L’appello lanciato dal palco
«Sostenete la Vivaldi»

Il puntoIl maestro Passerini: «Questa orchestra deve diventare stabile» L’obiettivo: «Organizzare oltre ai concerti opere liriche e progetti culturali»

Non di solo pane vive l’uomo. E, senza scomodare l’essenza del messaggio evangelico, appare evidente quanto sia importante il dono della parola, di un “verbum” che incarni la divinità a cui l’uomo tende per sormontare il limite della semplice sussistenza. Eppure, c’è qualcosa che nel corso dei secoli ha affinato e trasfigurato l’opera dell’uomo esaltandolo al rango di “creatore”: quella scintilla divina infusa in una “immagine e somiglianza” che prefigura un celeste ritorno dopo il terreno esilio in cui lui dovrà guadagnarsi il pane col sudore della sua fronte, ma non gli impedirà di presagire le immagini eteree di un Eden che pare irrimediabilmente perduto.

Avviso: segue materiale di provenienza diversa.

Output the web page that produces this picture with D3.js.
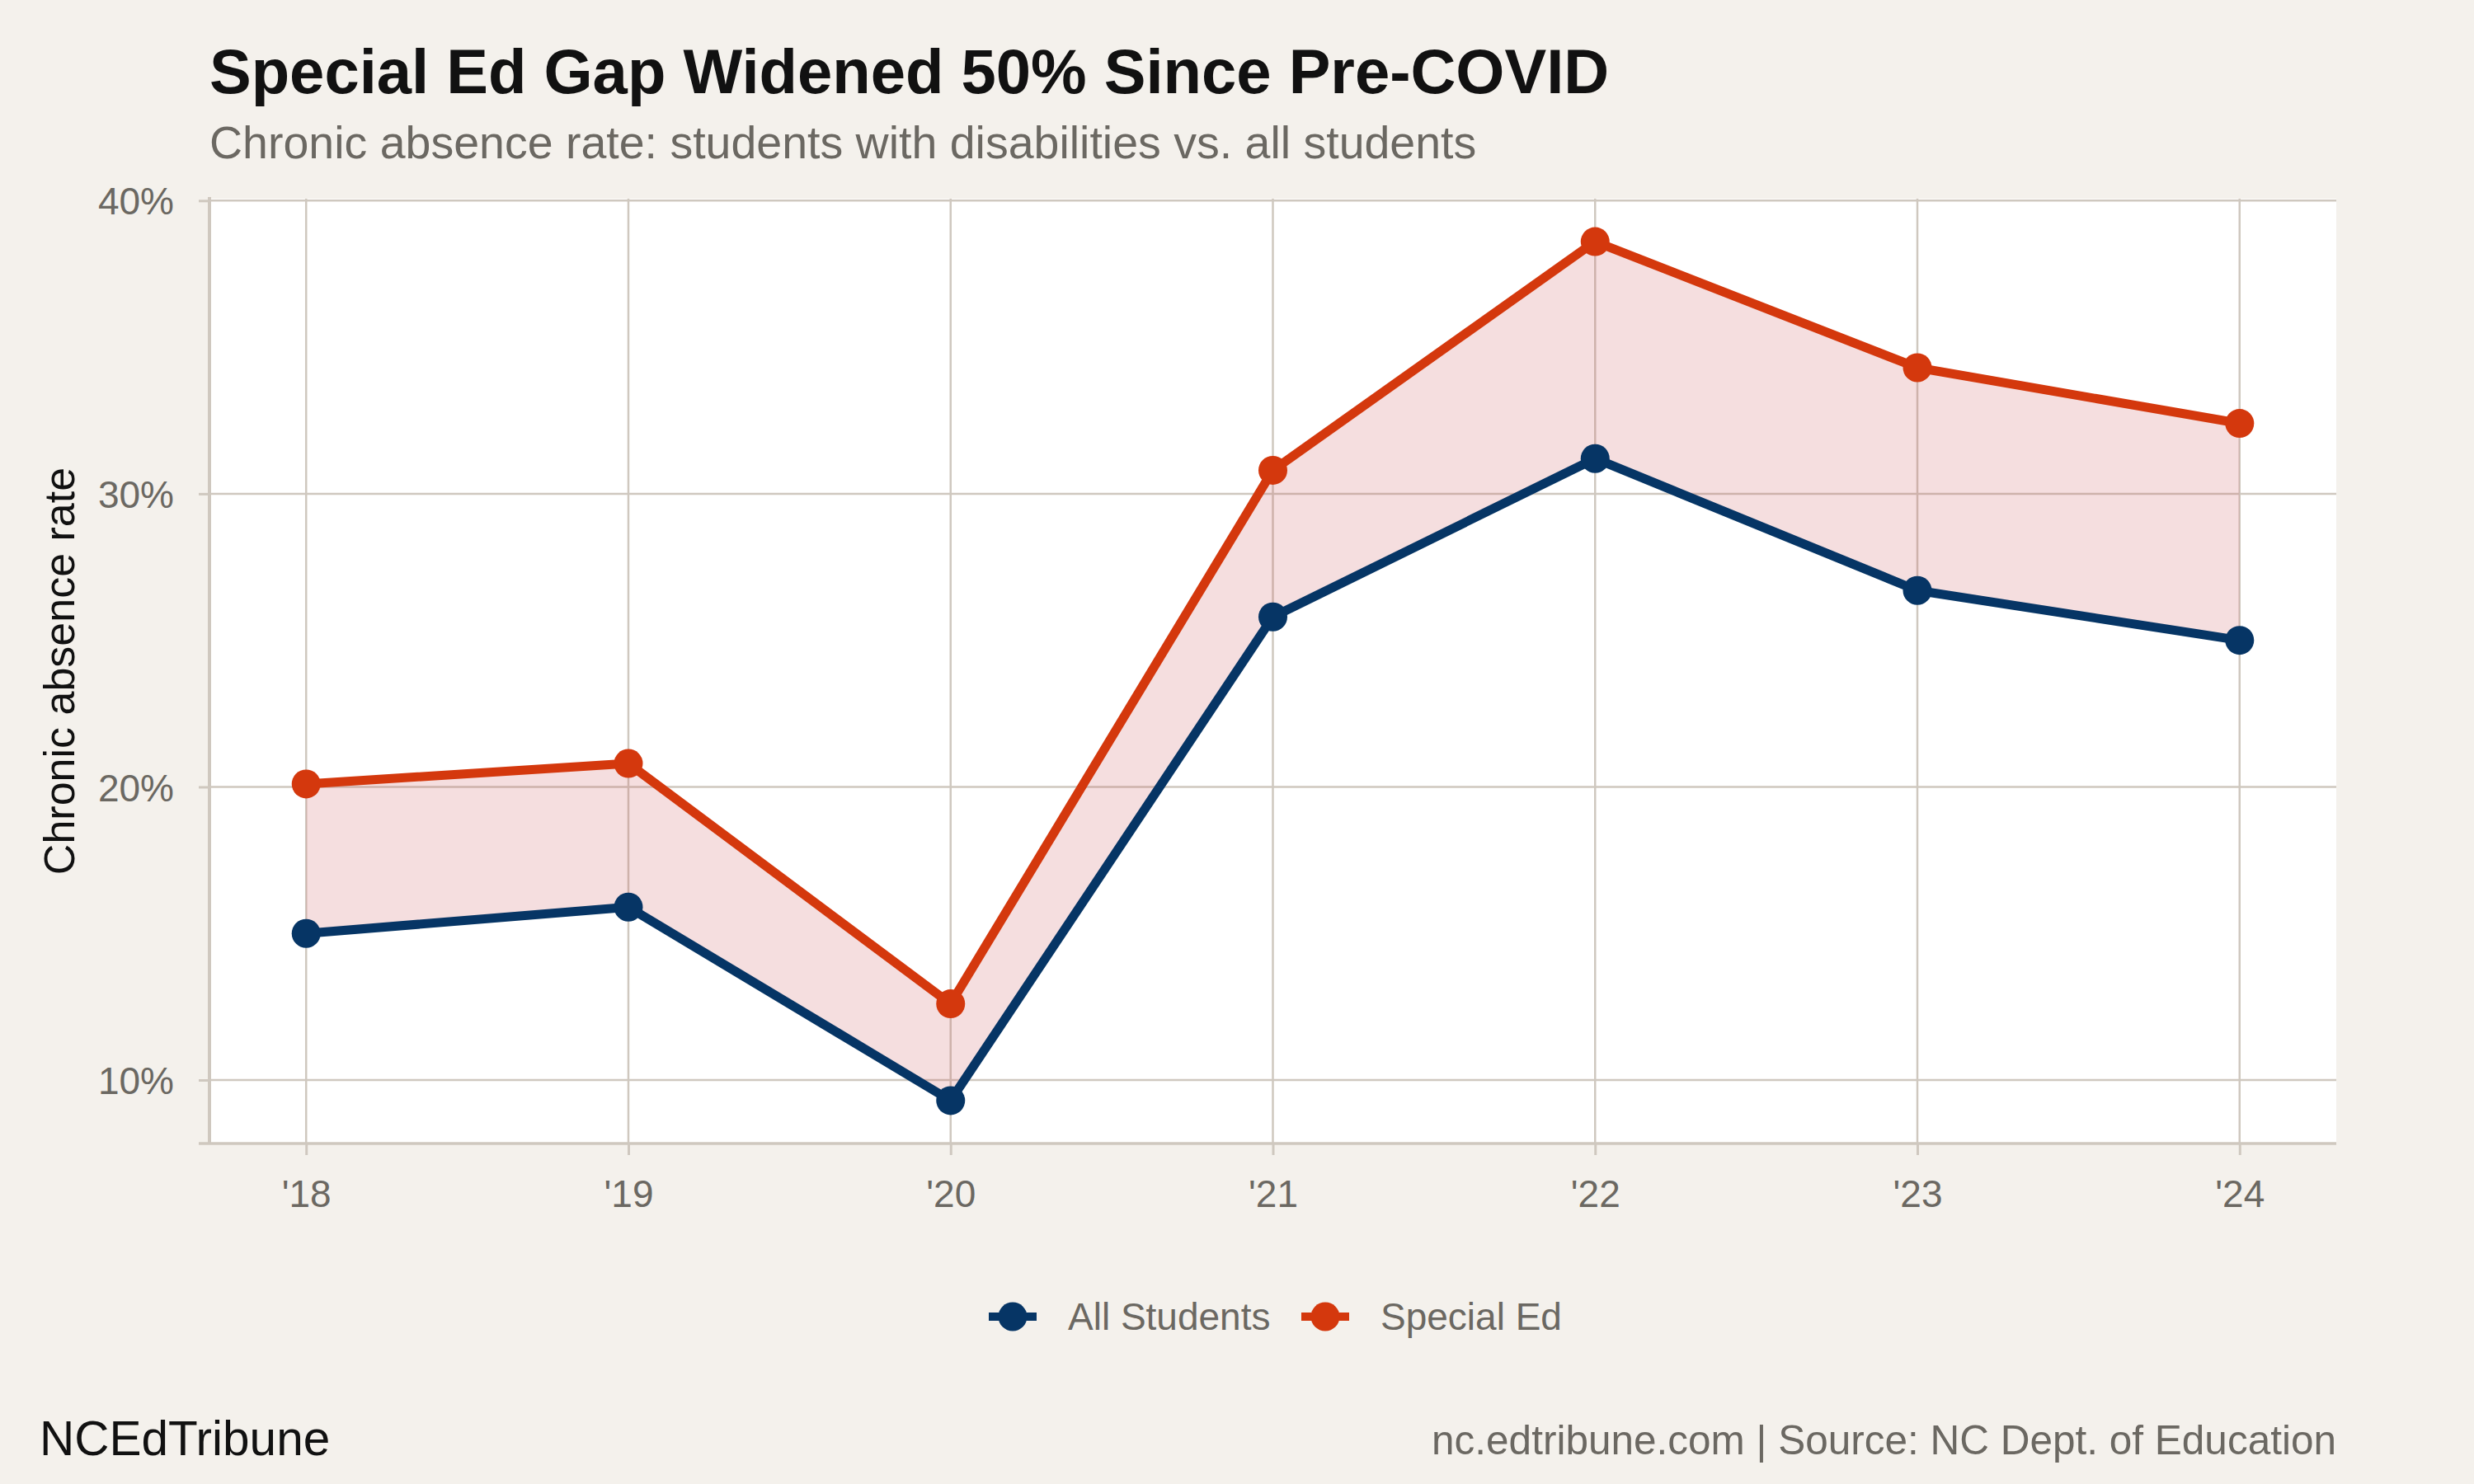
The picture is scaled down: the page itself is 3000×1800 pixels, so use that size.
<!DOCTYPE html>
<html>
<head>
<meta charset="utf-8">
<script src="https://cdn.jsdelivr.net/npm/d3@7"></script>
<style>
  body { margin: 0; background: #F4F1EC; }
  text { font-family: "Liberation Sans", Arial, Helvetica, sans-serif; }
</style>
</head>
<body>
<div class="canvas"></div>
<script>
const years = [2018, 2019, 2020, 2021, 2022, 2023, 2024];
const yearLabels = ["'18", "'19", "'20", "'21", "'22", "'23", "'24"];
const allStudents = [15.0, 15.9, 9.3, 25.8, 31.2, 26.7, 25.0];
const specialEd = [20.1, 20.8, 12.6, 30.8, 38.6, 34.3, 32.4];
const yTicks = [10, 20, 30, 40];
const seriesNames = ["All Students", "Special Ed"];
const seriesColours = ["#063565", "#D4380D"];

const dims = { w: 3000, h: 1800 };
const panel = { left: 254, right: 2833, top: 241, bottom: 1387 };
const grey = "#6B6862";
const gridCol = "#CFC8BF";

const svg = d3
  .select(".canvas")
  .append("svg")
  .attr("width", dims.w)
  .attr("height", dims.h);

svg.append("rect")
  .attr("width", dims.w)
  .attr("height", dims.h)
  .attr("fill", "#F4F1EC");

// ggplot-style 5% expansion
const x = d3.scaleLinear().domain([2017.7, 2024.3]).range([panel.left, panel.right]);
const y = d3.scaleLinear().domain([7.835, 40.065]).range([panel.bottom, panel.top]);

svg.append("rect")
  .attr("x", panel.left)
  .attr("y", panel.top)
  .attr("width", panel.right - panel.left)
  .attr("height", panel.bottom - panel.top)
  .attr("fill", "#fff");

// gridlines
const grid = svg.append("g");
grid.selectAll(".vg")
  .data(years)
  .enter()
  .append("line")
  .attr("x1", d => x(d)).attr("x2", d => x(d))
  .attr("y1", panel.top).attr("y2", panel.bottom)
  .attr("stroke", gridCol).attr("stroke-width", 2.5);
grid.selectAll(".hg")
  .data(yTicks)
  .enter()
  .append("line")
  .attr("x1", panel.left).attr("x2", panel.right)
  .attr("y1", d => y(d)).attr("y2", d => y(d))
  .attr("stroke", gridCol).attr("stroke-width", 2.5);

const rows = years.map((yr, i) => ({ yr, all: allStudents[i], sped: specialEd[i] }));

// gap ribbon
const area = d3.area()
  .x(d => x(d.yr))
  .y0(d => y(d.all))
  .y1(d => y(d.sped));

svg.append("path")
  .datum(rows)
  .attr("d", area)
  .attr("fill", "rgb(205,90,95)")
  .attr("fill-opacity", 0.2);

// axes
const yAxis = d3.axisLeft(y)
  .tickValues(yTicks)
  .tickFormat(d => d + "%")
  .tickSize(13)
  .tickPadding(30);

const xAxis = d3.axisBottom(x)
  .tickValues(years)
  .tickFormat((d, i) => yearLabels[i])
  .tickSize(14)
  .tickPadding(30);

const yG = svg.append("g")
  .attr("transform", `translate(${panel.left},0)`)
  .call(yAxis);
const xG = svg.append("g")
  .attr("transform", `translate(0,${panel.bottom})`)
  .call(xAxis);

[yG, xG].forEach(g => {
  g.select(".domain").remove();
  g.selectAll(".tick line").attr("stroke", gridCol).attr("stroke-width", 3);
  g.selectAll(".tick text")
    .attr("fill", grey)
    .attr("font-size", 46);
});
yG.selectAll(".tick text").attr("dy", "0.36em");
xG.selectAll(".tick text").attr("dy", "0.72em");

svg.append("line")
  .attr("x1", panel.left).attr("x2", panel.left)
  .attr("y1", panel.top - 2).attr("y2", panel.bottom)
  .attr("stroke", gridCol).attr("stroke-width", 4);
svg.append("line")
  .attr("x1", panel.left - 13).attr("x2", panel.right)
  .attr("y1", panel.bottom).attr("y2", panel.bottom)
  .attr("stroke", gridCol).attr("stroke-width", 3.5);

// lines + points
const series = [allStudents, specialEd];
series.forEach((vals, s) => {
  const line = d3.line()
    .x((d, i) => x(years[i]))
    .y(d => y(d));
  svg.append("path")
    .datum(vals)
    .attr("d", line)
    .attr("fill", "none")
    .attr("stroke", seriesColours[s])
    .attr("stroke-width", 11)
    .attr("stroke-linejoin", "round");
  svg.selectAll(".pt" + s)
    .data(vals)
    .enter()
    .append("circle")
    .attr("cx", (d, i) => x(years[i]))
    .attr("cy", d => y(d))
    .attr("r", 17.5)
    .attr("fill", seriesColours[s]);
});

// titles
svg.append("text")
  .attr("x", panel.left)
  .attr("y", 113)
  .attr("font-size", 76)
  .attr("font-weight", "bold")
  .attr("fill", "#111")
  .text("Special Ed Gap Widened 50% Since Pre-COVID");

svg.append("text")
  .attr("x", panel.left)
  .attr("y", 192)
  .attr("font-size", 55.5)
  .attr("fill", grey)
  .text("Chronic absence rate: students with disabilities vs. all students");

svg.append("text")
  .attr("transform", `translate(90,${(panel.top + panel.bottom) / 2}) rotate(-90)`)
  .attr("text-anchor", "middle")
  .attr("font-size", 52)
  .attr("fill", "#111")
  .text("Chronic absence rate");

// legend
const legendX = [1199, 1578];
const legend = svg.append("g");
seriesNames.forEach((name, i) => {
  const g = legend.append("g").attr("transform", `translate(${legendX[i]},1597)`);
  g.append("line")
    .attr("x1", 0).attr("x2", 58)
    .attr("stroke", seriesColours[i])
    .attr("stroke-width", 10);
  g.append("circle")
    .attr("cx", 29)
    .attr("r", 17.5)
    .attr("fill", seriesColours[i]);
  g.append("text")
    .attr("x", 96)
    .attr("y", 16)
    .attr("font-size", 46)
    .attr("fill", grey)
    .text(name);
});

// captions
svg.append("text")
  .attr("x", 48)
  .attr("y", 1765)
  .attr("font-size", 58.5)
  .attr("fill", "#111")
  .text("NCEdTribune");

svg.append("text")
  .attr("x", panel.right)
  .attr("y", 1764)
  .attr("text-anchor", "end")
  .attr("font-size", 49.5)
  .attr("fill", grey)
  .text("nc.edtribune.com | Source: NC Dept. of Education");
</script>
</body>
</html>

Papi e principi hanno coltivato il culto della Bellezza sponsorizzando opere immortali come mecenati assetati d’Arte richiamando a corte gli ingegni più belli del tempo. Michelangelo non ci avrebbe lasciato il suo incanto celestiale nella Cappella Sistina o la sovranità scultorea della “Pietà”, né Beethoven avrebbe scritto la summa della musica sinfonica senza quell’ “attenta cura” dei suoi benefattori – o semplici estimatori danarosi - , anche se è morto povero in canna, senza nemmeno un frac dignitoso per presiedere alla sua ultima sinfonia.

Coperte troppo corte

E Mozart non avrebbe retto a lungo senza i suoi “parrucconi” altolocati. Poeti, musici, pittori, un tempo frequentavano i salotti “buoni” di notabili rampanti e nobildonne ingioiellate, a cui elargire i doni di una bellezza altera da cui il popolo era avulso. Poi l’Arte si fece figlio di Dio incarnato in un uomo, rendendosi “leggibile” a tutti. Peccato, però, per il triste detto “Senza soldi non si cantano Messe”. Terribile sentenza per sostenere la prosaicità del bisogno fin nelle cose sacre. Oggi c’è ben altro spietato editto che recinge il mondo artistico in una nicchia d’abside. E ci sono troupe cinematografiche o teatrali e compagini corali o sinfoniche d’alto rango che tentano dignitosamente di sopravvivere. Ma “le sovvenzioni” sono una coperta troppo corta.

Non a caso il maestro Lorenzo Passerini, al termine dello strepitoso concerto che ha portato al “Sociale” il talento virtuosistico del tenore Xavier Anduaga, ha rivolto un accorato appello all’intera cittadinanza.

«Ho avuto la fortuna di dirigere “La Sonnambula” al Teatro San Carlo di Napoli.

Lì cambiano i direttori orchestrali, cambiano i soprintendenti artistici, cambiano gli artisti provenienti da tutto il mondo. Ma quel che resta sempre al suo posto è l’“Orchestra del Teatro San Carlo di Napoli”. E’ quanto vogliamo che sia la nostra orchestra “Vivaldi”. Io non sono legato a questo podio dove hanno diretto tanti altri ospiti portando in scena grandi artisti. Questa non è soltanto l’orchestra “Vivaldi», ma deve essere “L’Orchestra della Città di Sondrio, è stata la chiosa del direttore morbegnese raccolta dal pubblico presente in sala da un lungo e caloroso applauso di condivisione.

«Realtà sinfonica»

«Siamo l’unica realtà sinfonica del territorio riconosciuta come orchestra del Teatro, orchestra “in residenza” – continua Passerini - Non crediamo di essere monotoni anzi chiediamo la possibilità di organizzare oltre ai concerti, grandi opere liriche e progetti culturali, con garanzie di stabilità che ci permettano di poter programmare attività per il prossimo triennio.

La condizione è che l’Orchestra “Vivaldi” diventi “stabile”, affiancando l’opera di Sergio Dagasso e Roberto Spagnoli, “cittadini onorari” della città di Sondrio per quanto hanno fatto per l’Arte in 59 anni. Sosteneteci e aiutateci ad essere protagonisti come state facendo con la vostra presenza». Un appello accorato e coraggioso che merita la giusta attenzione. Perché non di solo pane vive l’uomo.